LinkedIn Search: A Look Beneath the Hood

Last week, I had the good fortune to attend a presentation by John Wang, search architect at LinkedIn. You may have read my earlier posts about LinkedIn introducing faceted search and celebrating the interface from a user perspective. John’s presentation at the SDForum took a developer’s perspective, discussing the challenges of combining faceted search and social networking at scale.

John was kind enough to publish his slides, and I’ve embedded them above. Unfortunately, there’s no recording of the extensive Q&A (which included various attempts to get John to reveal the precise details of LinkedIn’s data volume), but the slides are quite meaty.

Personally, I learned two surprising things from the talk.

First, I was surprised that LinkedIn dismisses index/cache warming as “cheating”, instead computing almost everything in real time. Specifically, I would have expected LinkedIn to cache information like a user’s set of degree-two connections: these are expensive to compute at query time, especially when the social graph is distributed and sharded by user. I did ask John whether LinkedIn recomputes a user’s degree-two network during a session, and he admitted that LinkedIn is sensible enough to “cheat” and not perform this expensive but almost useless re-computation.

Second, I learned about reference search, a feature I may have missed because it is only available for premium LinkedIn accounts. It’s a nice feature, allowing you to search against company + date range pairs. People who are familiar with implementing faceted search may recognize the preservation of such associations between facet values as a gnarly implementation challenge.
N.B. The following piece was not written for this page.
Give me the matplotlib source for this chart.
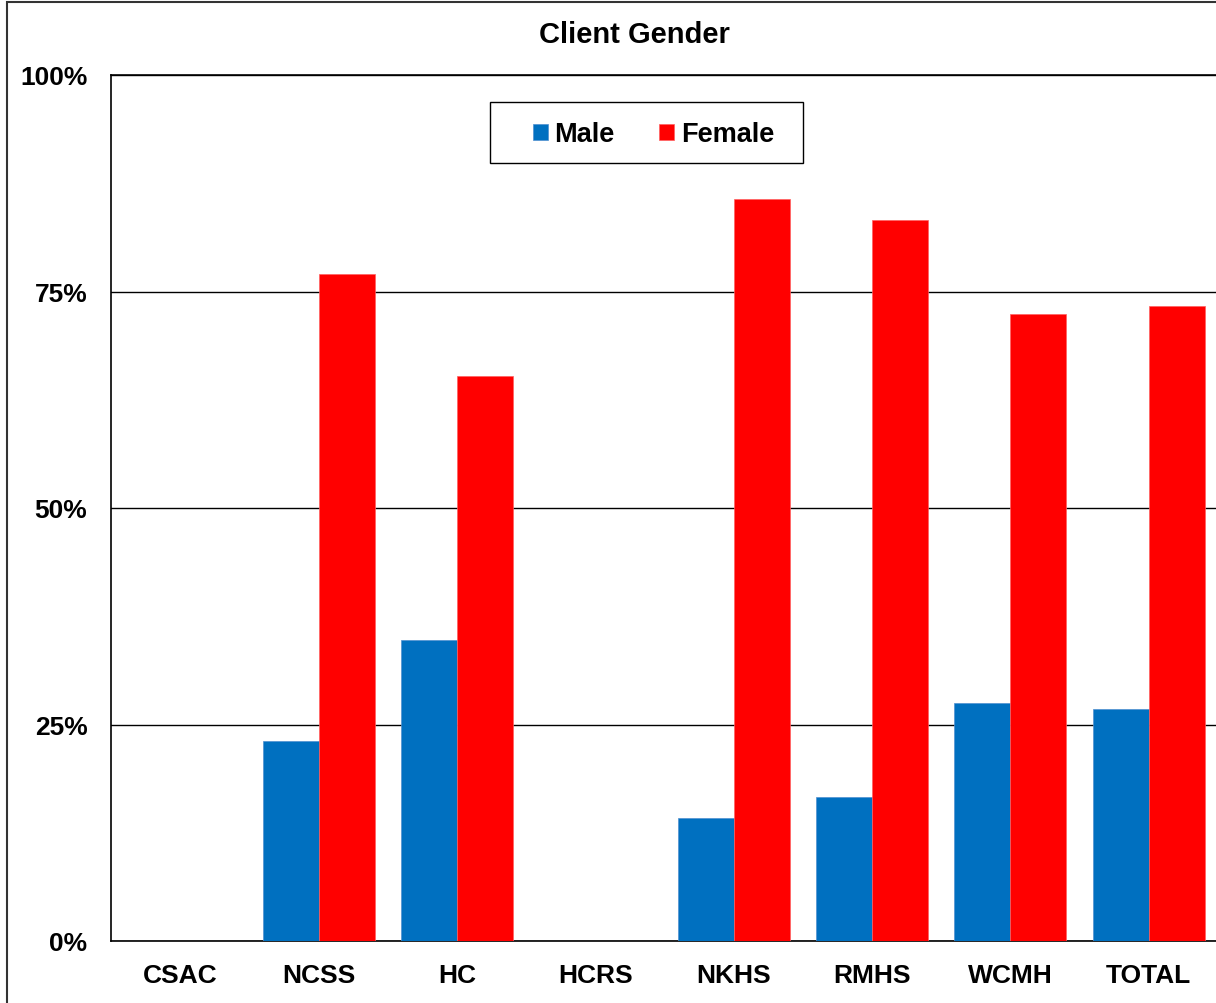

All in all, it was a treat to get this look under the hood, as well as to finally meet John in person. I also ran into Gene Golovchinsky there–so much for my spending a few days on the west coast incognito!

In any case, I’m looking forward to seeing Gene, some of John’s colleagues, and many more interesting people at the Search and Social Media Workshop (SSM 2010) on Wednesday. My apologies to those who aren’t able to attend this oversubscribed event. I promise to blog about it!